For sizeof(str), the compiler sees a pointer with which you have told it to allocate a number of elements, thus it can return the correct size.

I see it as [] is a special syntax for declaring a pointer to a memory space on the stack which holds space for n elements.

No, "My string" is a const char[10], not a const char*.
Well, perhaps in language terms it is, but a string (C-style) is just a char* to me. But since you have specified how many characters are in the string, the compiler can deduce the size.

By not having an "array," just pointers, it's easy not to confuse arrays and pointers and how an array would decay to a pointer.
It's how I see it anyway.

11. By not having an "array," just pointers, it's easy not to confuse arrays and pointers and how an array would decay to a pointer.
It's how I see it anyway.
I can see where you are coming from, i.e., you are saying that you find it simpler to just think of the array as a pointer, despite the (minor) language imposed differences.

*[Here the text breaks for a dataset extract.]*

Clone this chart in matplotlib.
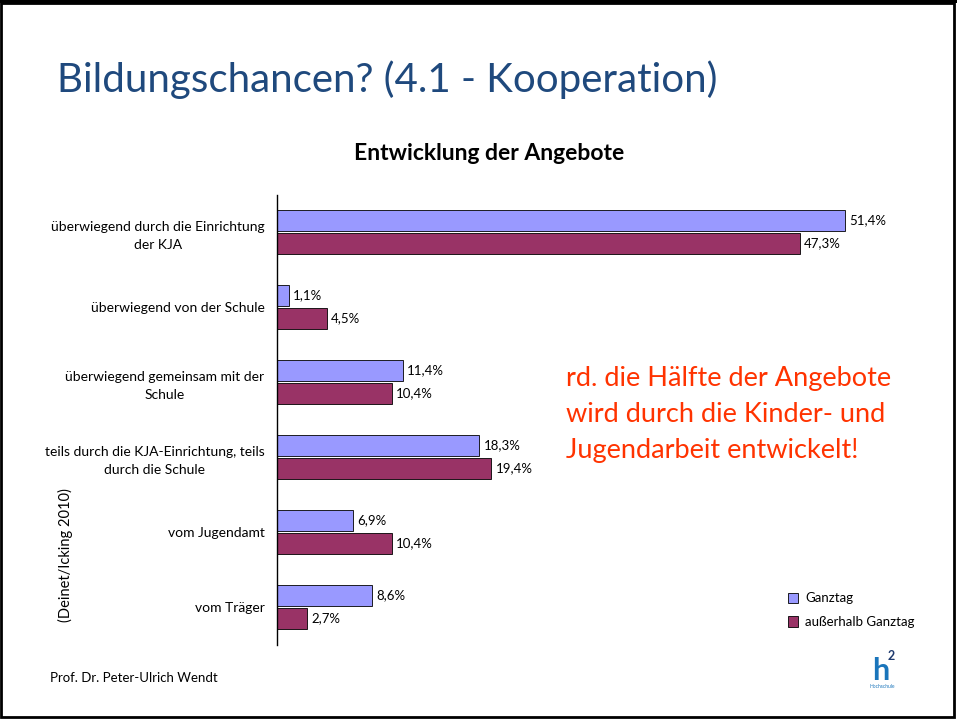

Frankly, I do not really care either way, since these are just different ways of looking at the same thing. I do care that you were contradicting me to the point of calling my statement "silly" without stating that this was just how you viewed it, but now that it is out in the open I have nothing to add

12. Originally Posted by laserlight
Frankly, I do not really care either way, since these are just different ways of looking at the same thing. I do care that you were contradicting me to the point of calling my statement "silly" without stating that this was just how you viewed it, but now that it is out in the open I have nothing to add
Ah, right, so when calling something silly without backing it up with why is a bad idea?
I also have a loop that uses goto to break out of it actually, with no breaks at all and lots of continue. It's a larger big loop. Perhaps it could be broken into smaller parts someday.